Одной из главных мук Марининой жизни было горькое недовольство своей наружностью: форма лица казалась ей слишком круглой, румянец – слишком ярким. И хоть толстой она не была, но была плотной, и в те годы не была еще стройной, и тело свое ненавидела, как и румянец. Этот удержанный вздох всегда шел с ней. Ясное ощущение несоответствия ее души и внешности было трагедией тех лет Марины. Все более тоскующими глазами смотрела она на себя в зеркало, неподолгу – и отходила. Молча смотрела на тех, кто кругом: на красавца Андрея, на меня, которой любовалась, на кого-то случайного…
…Но в те ли дни мы особенно были рады «Дневнику» Марии Башкирцевой, такой родной нам и так трагически рано умершей! Все пленяло в ней – ранний ум, острый, и печаль, и самоанализ, и ее одиночество среди близких. Только одно из ее свойств в нас не находило отклика – ее тщеславие, ее жажда стать чем-то; описание ее нарядов, стремление блистать в свете.
Этого в нас не было.
Все последнее время шел разговор о директорской квартире в новом Музее. В ней было много комнат, папа намеревался от нее отказаться – ему тяжело было проститься с нашим домом – как и нам с Мариной. Но в один вечер, когда ей было светлей на душе, она сказала мне:
– Знаешь, Ася, если мы все-таки там окажемся – мы будем выкрадывать у вахтеров ключи и ночью, когда все спят, будем кружиться в лунных лучах в древней Элладе…
Глава 5
Вторая ревизия. Новая беда. Зимой в Тарусе
А папино испытание продолжалось. В начале 1910 года, если я не ошибаюсь, была Шварцем прислана новая ревизия. С нею были связаны доносы двух служащих (за леность пониженных в должности). Об этом папа пишет в письме к Р.И. Клейну.
В марте 1910 года был издан указ Сената, вторично отвергавший домогательства Шварца. Вновь наш дом, как корабль на волнах, качнуло теплое течение. Увы, вскоре Шварц послал в третий раз рапорт в Сенат, настаивая на своем. В конце мая в разного направления газетах появились различные отклики на это событие.
И вот в это самое время случилась непонятная вещь – по Москве она пошла скандалом: Эллис, завсегдатай нашего дома, вырезал несколько страниц из книг читальни Румянцевского музея. Мы удивились крайне. После этого Лев Львович уж не придет в наш дом, друг, так непонятно причинивший бедному папе новые неприятности! Эллису грозил суд. Зачем он это сделал? Книги не ценные, не старинные, он мог бы их легко достать! Марина и я, огорченные за папу, осуждать все же не спешили: не мог Эллис сделать это тайно, злостно, сознательно!
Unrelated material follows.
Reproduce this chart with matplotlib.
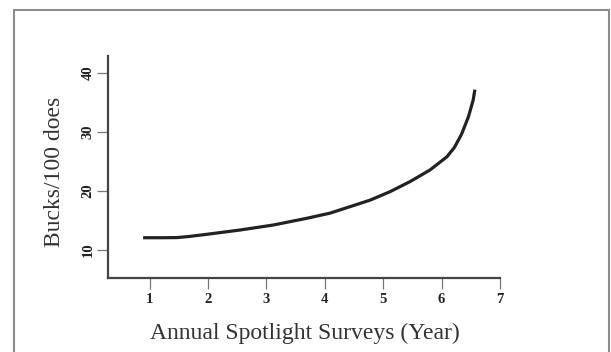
import matplotlib
matplotlib.use("Agg")
import matplotlib.pyplot as plt
from matplotlib.patches import Rectangle

# values
years = [0.89, 1.2, 1.47, 1.7, 1.98, 2.55, 3.12, 3.69, 4.09, 4.43, 4.78, 5.12, 5.46,
         5.80, 6.09, 6.22, 6.34, 6.46, 6.54, 6.57]
bucks = [12.08, 12.08, 12.1, 12.32, 12.66, 13.39, 14.24, 15.37, 16.25, 17.34, 18.47, 19.9, 21.6,
         23.56, 25.8, 27.4, 29.6, 32.6, 35.4, 37.2]
x_ticks = [1, 2, 3, 4, 5, 6, 7]
y_ticks = [10, 20, 30, 40]

plt.rcParams["font.family"] = ["Liberation Serif", "DejaVu Serif"]

fig = plt.figure(figsize=(6.11, 3.52), dpi=100)
ax = fig.add_axes([107.5 / 611, 74 / 352, 392.5 / 611, 222 / 352])

# grey frame round the whole figure
fig.patches.append(Rectangle((13.5 / 611, -0.1), (609 - 13.5) / 611, 1.1 - 9.5 / 352,
                             transform=fig.transFigure, fill=False,
                             edgecolor="#8c8c8c", linewidth=1.5))

ax.plot(years, bucks, color="#222222", linewidth=2.3, solid_capstyle="butt",
        solid_joinstyle="round")

ax.set_xlim(0.28, 7)
ax.set_ylim(5.25, 42.9)
ax.set_xticks(x_ticks)
ax.set_yticks(y_ticks)
ax.set_xticklabels([str(t) for t in x_ticks], fontsize=10.5, fontweight="bold", color="#222222")
ax.set_yticklabels([str(t) for t in y_ticks], fontsize=10.5, fontweight="bold", color="#222222",
                   rotation=90, va="center")

for side in ["top", "right"]:
    ax.spines[side].set_visible(False)
for side in ["left", "bottom"]:
    ax.spines[side].set_color("#444444")
    ax.spines[side].set_linewidth(1.6)
ax.tick_params(axis="x", direction="out", length=8, width=0.9, color="#777777", pad=2.5)
ax.tick_params(axis="y", direction="out", length=8, width=0.9, color="#777777", pad=1.5)

ax.set_xlabel("Annual Spotlight Surveys (Year)", fontsize=17, color="#333333")
ax.set_ylabel("Bucks/100 does", fontsize=17, color="#333333")
ax.xaxis.set_label_coords(0.503, -0.248)
ax.xaxis.label.set_va("center")
ax.yaxis.set_label_coords(-0.136, 0.477)
ax.yaxis.label.set_va("center")

fig.savefig("out.png", dpi=100)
По поводу этого высказывался позднее Андрей Белый: он целиком отбрасывает версию злоупотребления, намеренности, безобразного анархизма в общественной библиотеке: Эллис, пишет он, работая там, вероятно, имел с собой и свои книги и вырезал нужные ему для статей места из казенных книг, спутав их со своими. В той лихорадке, в которой шла жизнь Эллиса, это объяснение совершенно правдоподобно. Ведь одна из вырезок, говорили, была из книги А. Белого – его соседа по номеру в «Доне», где они жили бок о бок!
Но это стало ясно позднее. Дело обошлось без суда, но Эллис не бывал у нас. Мы слишком хорошо знали Льва Львовича, чтобы заподозрить его в бесчестности.
Не обращая никакого внимания на нашу тоску, в Москве наступала весна: по ярко-синему небу бродили пышные, как сметана, облака, подтаивало, хрустел ледок сосулек, солнце обливало улицы тем самым, нашего детства, светом, в котором плавились золото и голубизна, и легкие помимо воли дышали жарче и глубже, сердце тянулось к ощущениям и воспоминаниям иным, чем те, что заколдовали нас – с Рождества.
Андрей собирался в Тарусу.
– Поедешь? – хмуро-весело спросил он меня. – Тогда собирайся! У папы возьми себе на дорогу денег. У меня нет. Я еду послезавтра! – И ушел к себе.
– Марина, поедем? – неуверенно позвала я, входя в маленькую комнатку над лестницей.